→ RECORDS FOR THE EXERCISE
Start
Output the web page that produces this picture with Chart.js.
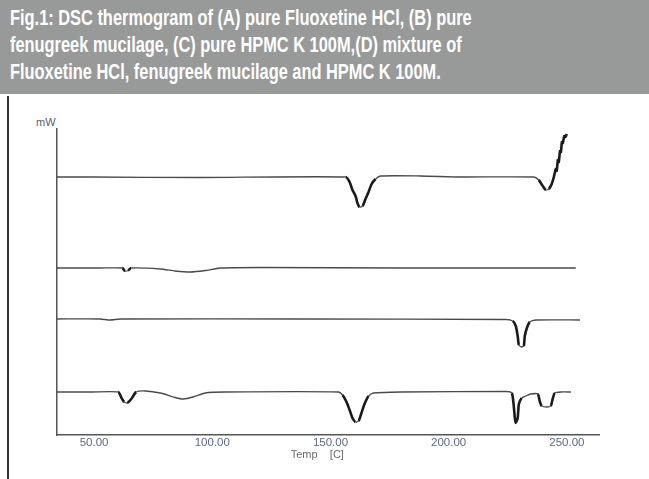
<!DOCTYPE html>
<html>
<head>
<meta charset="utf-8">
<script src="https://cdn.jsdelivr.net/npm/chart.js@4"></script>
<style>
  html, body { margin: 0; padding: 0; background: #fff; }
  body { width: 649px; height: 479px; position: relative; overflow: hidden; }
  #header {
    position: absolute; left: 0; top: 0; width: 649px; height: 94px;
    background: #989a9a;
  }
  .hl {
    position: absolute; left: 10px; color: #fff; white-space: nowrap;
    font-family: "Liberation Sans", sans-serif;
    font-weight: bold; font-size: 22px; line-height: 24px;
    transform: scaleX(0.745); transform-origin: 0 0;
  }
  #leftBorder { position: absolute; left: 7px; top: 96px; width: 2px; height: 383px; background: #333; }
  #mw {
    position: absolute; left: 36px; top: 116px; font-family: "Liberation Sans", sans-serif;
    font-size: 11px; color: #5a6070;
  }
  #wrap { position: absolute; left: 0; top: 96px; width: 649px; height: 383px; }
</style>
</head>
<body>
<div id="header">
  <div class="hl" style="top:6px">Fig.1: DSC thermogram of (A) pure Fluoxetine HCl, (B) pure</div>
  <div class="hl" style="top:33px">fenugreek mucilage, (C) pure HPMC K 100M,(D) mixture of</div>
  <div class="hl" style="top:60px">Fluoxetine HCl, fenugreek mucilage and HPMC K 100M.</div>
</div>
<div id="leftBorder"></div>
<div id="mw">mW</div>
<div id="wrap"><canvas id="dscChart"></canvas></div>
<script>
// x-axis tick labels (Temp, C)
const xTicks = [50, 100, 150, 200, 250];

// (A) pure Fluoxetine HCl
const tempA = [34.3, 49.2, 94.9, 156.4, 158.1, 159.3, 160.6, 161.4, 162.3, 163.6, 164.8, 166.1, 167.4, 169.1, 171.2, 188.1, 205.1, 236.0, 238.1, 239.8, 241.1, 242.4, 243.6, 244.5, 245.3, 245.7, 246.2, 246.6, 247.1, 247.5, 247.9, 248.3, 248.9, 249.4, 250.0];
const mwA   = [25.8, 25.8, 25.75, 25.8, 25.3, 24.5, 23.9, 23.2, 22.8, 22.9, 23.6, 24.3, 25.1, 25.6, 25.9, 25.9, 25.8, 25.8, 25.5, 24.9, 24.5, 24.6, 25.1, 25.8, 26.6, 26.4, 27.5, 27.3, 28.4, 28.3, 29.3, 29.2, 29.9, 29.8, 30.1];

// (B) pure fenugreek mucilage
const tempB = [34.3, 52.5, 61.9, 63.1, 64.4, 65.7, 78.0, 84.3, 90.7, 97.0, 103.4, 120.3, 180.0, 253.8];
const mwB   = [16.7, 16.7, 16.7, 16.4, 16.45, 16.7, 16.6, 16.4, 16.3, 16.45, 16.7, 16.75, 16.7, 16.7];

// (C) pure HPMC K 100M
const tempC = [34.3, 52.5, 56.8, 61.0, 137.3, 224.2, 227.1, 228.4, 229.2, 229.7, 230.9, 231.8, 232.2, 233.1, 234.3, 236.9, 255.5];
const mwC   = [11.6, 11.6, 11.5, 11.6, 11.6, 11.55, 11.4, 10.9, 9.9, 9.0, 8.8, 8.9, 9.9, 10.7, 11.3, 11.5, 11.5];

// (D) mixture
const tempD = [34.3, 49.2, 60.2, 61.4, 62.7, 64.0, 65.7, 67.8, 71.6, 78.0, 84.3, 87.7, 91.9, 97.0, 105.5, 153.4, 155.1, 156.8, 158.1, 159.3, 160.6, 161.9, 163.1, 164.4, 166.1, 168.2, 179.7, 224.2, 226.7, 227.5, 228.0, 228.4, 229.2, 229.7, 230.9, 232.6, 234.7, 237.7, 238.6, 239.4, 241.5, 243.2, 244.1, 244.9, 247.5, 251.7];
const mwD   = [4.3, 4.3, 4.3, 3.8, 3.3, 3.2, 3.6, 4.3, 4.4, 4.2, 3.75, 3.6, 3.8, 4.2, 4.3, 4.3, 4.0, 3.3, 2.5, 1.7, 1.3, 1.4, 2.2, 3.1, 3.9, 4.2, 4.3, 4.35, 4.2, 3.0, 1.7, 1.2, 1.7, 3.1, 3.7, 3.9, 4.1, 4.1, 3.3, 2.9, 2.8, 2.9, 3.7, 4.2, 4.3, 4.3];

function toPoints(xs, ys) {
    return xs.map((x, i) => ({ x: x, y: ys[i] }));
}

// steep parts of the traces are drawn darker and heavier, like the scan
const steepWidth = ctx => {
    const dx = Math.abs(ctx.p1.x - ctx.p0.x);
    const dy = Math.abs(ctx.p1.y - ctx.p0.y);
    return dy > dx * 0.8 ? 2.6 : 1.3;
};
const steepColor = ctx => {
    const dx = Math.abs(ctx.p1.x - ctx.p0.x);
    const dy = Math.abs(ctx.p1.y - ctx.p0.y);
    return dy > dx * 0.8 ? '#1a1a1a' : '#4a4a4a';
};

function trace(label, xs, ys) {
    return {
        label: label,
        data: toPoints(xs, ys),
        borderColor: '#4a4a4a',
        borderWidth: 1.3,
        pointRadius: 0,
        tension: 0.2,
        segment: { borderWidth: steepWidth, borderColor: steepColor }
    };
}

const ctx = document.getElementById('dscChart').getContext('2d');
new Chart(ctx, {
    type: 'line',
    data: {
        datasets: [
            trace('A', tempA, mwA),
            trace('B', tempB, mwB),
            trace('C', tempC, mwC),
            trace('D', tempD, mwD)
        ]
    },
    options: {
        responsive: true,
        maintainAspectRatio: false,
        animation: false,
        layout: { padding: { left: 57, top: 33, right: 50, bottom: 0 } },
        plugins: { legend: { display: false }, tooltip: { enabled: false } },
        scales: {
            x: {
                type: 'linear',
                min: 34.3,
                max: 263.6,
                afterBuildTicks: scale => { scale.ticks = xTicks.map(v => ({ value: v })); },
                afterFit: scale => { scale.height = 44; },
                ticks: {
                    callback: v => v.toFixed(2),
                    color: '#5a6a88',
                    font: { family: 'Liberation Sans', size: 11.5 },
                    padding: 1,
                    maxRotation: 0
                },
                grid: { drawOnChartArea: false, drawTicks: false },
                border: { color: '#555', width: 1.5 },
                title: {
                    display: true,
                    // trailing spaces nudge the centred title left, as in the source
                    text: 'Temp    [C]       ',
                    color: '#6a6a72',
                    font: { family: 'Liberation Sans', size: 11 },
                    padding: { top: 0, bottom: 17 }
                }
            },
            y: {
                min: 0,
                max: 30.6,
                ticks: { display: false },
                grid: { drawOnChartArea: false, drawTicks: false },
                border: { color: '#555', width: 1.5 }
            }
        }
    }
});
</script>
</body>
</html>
End
Start
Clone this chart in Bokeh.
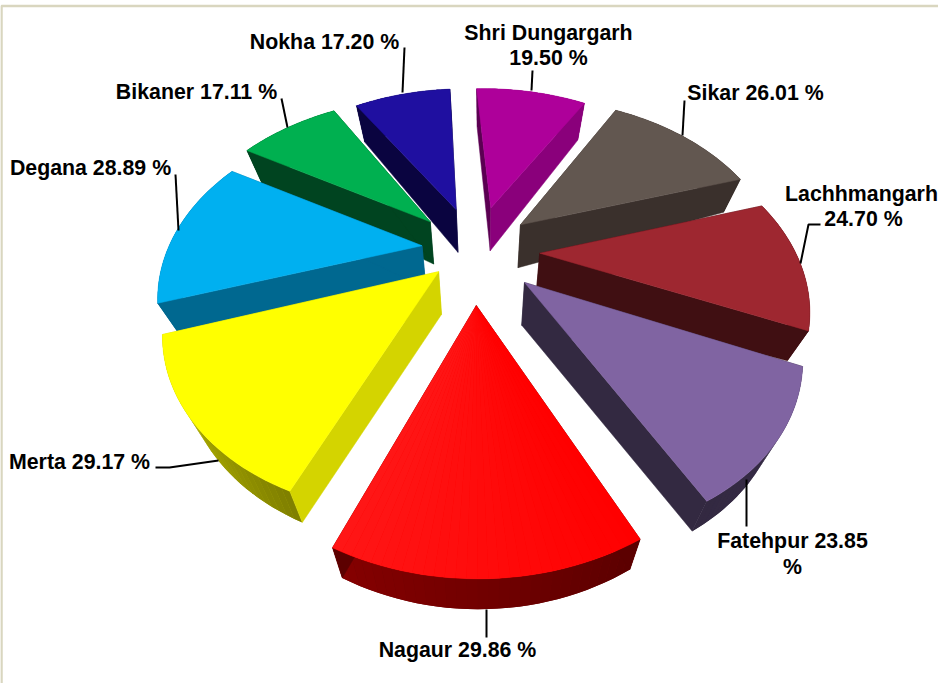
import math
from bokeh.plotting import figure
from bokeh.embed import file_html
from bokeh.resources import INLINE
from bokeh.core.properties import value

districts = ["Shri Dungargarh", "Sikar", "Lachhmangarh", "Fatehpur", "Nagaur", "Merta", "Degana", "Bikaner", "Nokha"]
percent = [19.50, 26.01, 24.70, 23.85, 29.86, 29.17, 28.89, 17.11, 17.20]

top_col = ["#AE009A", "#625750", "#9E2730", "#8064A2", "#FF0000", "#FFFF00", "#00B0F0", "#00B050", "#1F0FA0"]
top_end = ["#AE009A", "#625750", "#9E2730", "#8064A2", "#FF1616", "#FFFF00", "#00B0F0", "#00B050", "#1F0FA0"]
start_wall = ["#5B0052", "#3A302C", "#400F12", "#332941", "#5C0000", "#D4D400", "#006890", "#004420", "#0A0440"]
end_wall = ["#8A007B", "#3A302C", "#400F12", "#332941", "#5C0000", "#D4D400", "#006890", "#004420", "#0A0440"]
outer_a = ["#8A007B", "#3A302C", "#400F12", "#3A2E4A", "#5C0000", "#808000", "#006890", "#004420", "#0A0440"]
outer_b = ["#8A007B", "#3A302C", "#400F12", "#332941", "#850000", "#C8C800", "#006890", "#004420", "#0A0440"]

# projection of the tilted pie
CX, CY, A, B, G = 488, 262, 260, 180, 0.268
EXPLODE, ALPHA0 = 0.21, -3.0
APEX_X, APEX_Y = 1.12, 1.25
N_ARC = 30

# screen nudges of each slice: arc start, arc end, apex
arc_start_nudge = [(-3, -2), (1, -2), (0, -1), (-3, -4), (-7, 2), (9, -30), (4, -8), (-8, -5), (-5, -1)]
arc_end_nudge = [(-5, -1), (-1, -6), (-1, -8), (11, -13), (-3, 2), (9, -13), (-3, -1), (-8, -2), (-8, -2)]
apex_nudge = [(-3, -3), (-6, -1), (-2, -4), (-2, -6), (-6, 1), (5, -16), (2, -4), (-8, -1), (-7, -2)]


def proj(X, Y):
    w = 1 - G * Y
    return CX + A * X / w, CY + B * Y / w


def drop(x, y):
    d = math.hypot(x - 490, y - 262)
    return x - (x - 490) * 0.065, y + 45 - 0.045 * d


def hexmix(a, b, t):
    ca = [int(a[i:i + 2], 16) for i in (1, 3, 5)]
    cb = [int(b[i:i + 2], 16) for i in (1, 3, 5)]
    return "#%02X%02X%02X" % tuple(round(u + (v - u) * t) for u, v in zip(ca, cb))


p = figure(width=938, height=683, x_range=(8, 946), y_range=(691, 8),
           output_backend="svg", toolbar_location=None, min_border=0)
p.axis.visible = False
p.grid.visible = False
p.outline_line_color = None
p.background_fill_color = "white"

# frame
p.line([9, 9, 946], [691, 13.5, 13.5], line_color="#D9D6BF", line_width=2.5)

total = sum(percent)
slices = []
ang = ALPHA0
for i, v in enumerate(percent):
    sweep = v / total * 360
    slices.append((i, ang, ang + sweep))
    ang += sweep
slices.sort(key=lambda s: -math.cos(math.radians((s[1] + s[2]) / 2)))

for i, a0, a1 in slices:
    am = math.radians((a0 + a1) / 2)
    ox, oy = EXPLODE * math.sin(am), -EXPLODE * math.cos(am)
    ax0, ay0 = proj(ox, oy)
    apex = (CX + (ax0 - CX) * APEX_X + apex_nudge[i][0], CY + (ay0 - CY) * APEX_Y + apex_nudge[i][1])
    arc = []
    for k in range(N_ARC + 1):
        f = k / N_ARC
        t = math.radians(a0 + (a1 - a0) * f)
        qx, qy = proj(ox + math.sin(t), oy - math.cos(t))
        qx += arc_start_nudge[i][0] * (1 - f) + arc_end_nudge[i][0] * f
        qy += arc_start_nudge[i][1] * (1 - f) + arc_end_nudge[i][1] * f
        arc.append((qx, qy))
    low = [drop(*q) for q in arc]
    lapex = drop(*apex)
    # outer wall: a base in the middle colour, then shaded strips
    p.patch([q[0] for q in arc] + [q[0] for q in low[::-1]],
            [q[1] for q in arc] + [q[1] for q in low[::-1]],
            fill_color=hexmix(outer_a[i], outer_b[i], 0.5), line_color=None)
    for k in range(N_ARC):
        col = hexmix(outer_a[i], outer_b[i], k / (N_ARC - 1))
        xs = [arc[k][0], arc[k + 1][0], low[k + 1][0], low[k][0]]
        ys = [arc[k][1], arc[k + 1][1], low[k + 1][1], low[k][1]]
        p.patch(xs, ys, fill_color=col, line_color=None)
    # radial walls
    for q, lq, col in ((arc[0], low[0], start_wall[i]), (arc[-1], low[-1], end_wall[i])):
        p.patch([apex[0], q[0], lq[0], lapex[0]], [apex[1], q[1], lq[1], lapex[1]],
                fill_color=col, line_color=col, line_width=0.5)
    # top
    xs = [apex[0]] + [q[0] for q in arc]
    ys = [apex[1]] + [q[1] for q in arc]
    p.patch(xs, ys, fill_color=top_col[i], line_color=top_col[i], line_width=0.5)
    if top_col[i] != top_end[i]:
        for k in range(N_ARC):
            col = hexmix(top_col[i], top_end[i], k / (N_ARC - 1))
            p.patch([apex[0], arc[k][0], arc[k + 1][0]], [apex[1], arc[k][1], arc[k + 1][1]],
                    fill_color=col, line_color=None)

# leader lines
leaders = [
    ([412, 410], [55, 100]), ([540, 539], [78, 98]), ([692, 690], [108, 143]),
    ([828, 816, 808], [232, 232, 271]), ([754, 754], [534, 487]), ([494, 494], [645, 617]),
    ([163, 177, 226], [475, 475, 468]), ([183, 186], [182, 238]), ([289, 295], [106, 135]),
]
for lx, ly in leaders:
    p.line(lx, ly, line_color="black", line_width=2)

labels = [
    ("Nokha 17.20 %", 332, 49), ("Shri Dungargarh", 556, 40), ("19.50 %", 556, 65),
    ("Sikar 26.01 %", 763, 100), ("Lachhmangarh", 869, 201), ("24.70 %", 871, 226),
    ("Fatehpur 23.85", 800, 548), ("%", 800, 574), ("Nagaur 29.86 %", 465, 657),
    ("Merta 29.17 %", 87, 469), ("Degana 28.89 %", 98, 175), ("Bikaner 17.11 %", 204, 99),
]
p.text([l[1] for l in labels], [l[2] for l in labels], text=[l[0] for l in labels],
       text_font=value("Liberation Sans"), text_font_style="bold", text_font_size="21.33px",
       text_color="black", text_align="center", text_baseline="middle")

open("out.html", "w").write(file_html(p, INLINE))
End
→ TASK REQUIREMENTS
Leave out the pictures and quote exactly the lines from the one where "Clone this chart in Bokeh." appears to the one where "28.89, 17.11, 17.20]" appears, both ends counted.

→ ANSWER TO THE EXERCISE
Clone this chart in Bokeh.
import math
from bokeh.plotting import figure
from bokeh.embed import file_html
from bokeh.resources import INLINE
from bokeh.core.properties import value

districts = ["Shri Dungargarh", "Sikar", "Lachhmangarh", "Fatehpur", "Nagaur", "Merta", "Degana", "Bikaner", "Nokha"]
percent = [19.50, 26.01, 24.70, 23.85, 29.86, 29.17, 28.89, 17.11, 17.20]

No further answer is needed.